DIRECTIVE:
Give the material again in full, matching it exactly.

# start of SUPPLIED MATERIAL

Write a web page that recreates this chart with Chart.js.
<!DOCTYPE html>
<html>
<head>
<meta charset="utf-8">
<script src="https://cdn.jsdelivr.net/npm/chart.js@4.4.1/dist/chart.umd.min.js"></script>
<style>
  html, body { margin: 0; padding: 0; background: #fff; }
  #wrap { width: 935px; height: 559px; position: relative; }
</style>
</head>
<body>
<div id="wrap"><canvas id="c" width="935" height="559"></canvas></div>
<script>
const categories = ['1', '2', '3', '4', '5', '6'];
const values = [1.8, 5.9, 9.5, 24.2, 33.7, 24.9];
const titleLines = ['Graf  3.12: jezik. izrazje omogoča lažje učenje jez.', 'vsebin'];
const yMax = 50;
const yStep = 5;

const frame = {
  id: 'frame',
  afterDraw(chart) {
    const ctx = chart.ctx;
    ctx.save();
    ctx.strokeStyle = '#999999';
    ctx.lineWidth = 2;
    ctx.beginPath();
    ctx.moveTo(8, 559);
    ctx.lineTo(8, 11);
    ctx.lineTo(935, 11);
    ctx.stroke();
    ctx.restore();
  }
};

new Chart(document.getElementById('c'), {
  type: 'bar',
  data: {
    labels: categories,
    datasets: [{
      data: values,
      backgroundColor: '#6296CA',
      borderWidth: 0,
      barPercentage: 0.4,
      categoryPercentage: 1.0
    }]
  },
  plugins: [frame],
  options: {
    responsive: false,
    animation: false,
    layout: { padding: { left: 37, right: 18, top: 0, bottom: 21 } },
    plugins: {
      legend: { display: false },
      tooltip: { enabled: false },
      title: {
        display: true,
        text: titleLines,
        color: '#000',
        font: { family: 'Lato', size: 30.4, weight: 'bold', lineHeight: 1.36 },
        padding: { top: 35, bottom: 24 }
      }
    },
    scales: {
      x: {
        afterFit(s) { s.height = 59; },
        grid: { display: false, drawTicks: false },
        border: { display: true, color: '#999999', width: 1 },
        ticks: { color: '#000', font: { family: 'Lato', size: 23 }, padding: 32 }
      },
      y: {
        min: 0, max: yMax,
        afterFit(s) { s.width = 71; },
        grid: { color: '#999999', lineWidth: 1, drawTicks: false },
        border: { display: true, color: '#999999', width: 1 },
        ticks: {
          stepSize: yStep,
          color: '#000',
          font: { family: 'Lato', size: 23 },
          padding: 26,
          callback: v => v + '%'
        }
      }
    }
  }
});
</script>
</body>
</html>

# end of SUPPLIED MATERIAL

FULL ANSWER:
Write a web page that recreates this chart with Chart.js.
<!DOCTYPE html>
<html>
<head>
<meta charset="utf-8">
<script src="https://cdn.jsdelivr.net/npm/chart.js@4.4.1/dist/chart.umd.min.js"></script>
<style>
  html, body { margin: 0; padding: 0; background: #fff; }
  #wrap { width: 935px; height: 559px; position: relative; }
</style>
</head>
<body>
<div id="wrap"><canvas id="c" width="935" height="559"></canvas></div>
<script>
const categories = ['1', '2', '3', '4', '5', '6'];
const values = [1.8, 5.9, 9.5, 24.2, 33.7, 24.9];
const titleLines = ['Graf  3.12: jezik. izrazje omogoča lažje učenje jez.', 'vsebin'];
const yMax = 50;
const yStep = 5;

const frame = {
  id: 'frame',
  afterDraw(chart) {
    const ctx = chart.ctx;
    ctx.save();
    ctx.strokeStyle = '#999999';
    ctx.lineWidth = 2;
    ctx.beginPath();
    ctx.moveTo(8, 559);
    ctx.lineTo(8, 11);
    ctx.lineTo(935, 11);
    ctx.stroke();
    ctx.restore();
  }
};

new Chart(document.getElementById('c'), {
  type: 'bar',
  data: {
    labels: categories,
    datasets: [{
      data: values,
      backgroundColor: '#6296CA',
      borderWidth: 0,
      barPercentage: 0.4,
      categoryPercentage: 1.0
    }]
  },
  plugins: [frame],
  options: {
    responsive: false,
    animation: false,
    layout: { padding: { left: 37, right: 18, top: 0, bottom: 21 } },
    plugins: {
      legend: { display: false },
      tooltip: { enabled: false },
      title: {
        display: true,
        text: titleLines,
        color: '#000',
        font: { family: 'Lato', size: 30.4, weight: 'bold', lineHeight: 1.36 },
        padding: { top: 35, bottom: 24 }
      }
    },
    scales: {
      x: {
        afterFit(s) { s.height = 59; },
        grid: { display: false, drawTicks: false },
        border: { display: true, color: '#999999', width: 1 },
        ticks: { color: '#000', font: { family: 'Lato', size: 23 }, padding: 32 }
      },
      y: {
        min: 0, max: yMax,
        afterFit(s) { s.width = 71; },
        grid: { color: '#999999', lineWidth: 1, drawTicks: false },
        border: { display: true, color: '#999999', width: 1 },
        ticks: {
          stepSize: yStep,
          color: '#000',
          font: { family: 'Lato', size: 23 },
          padding: 26,
          callback: v => v + '%'
        }
      }
    }
  }
});
</script>
</body>
</html>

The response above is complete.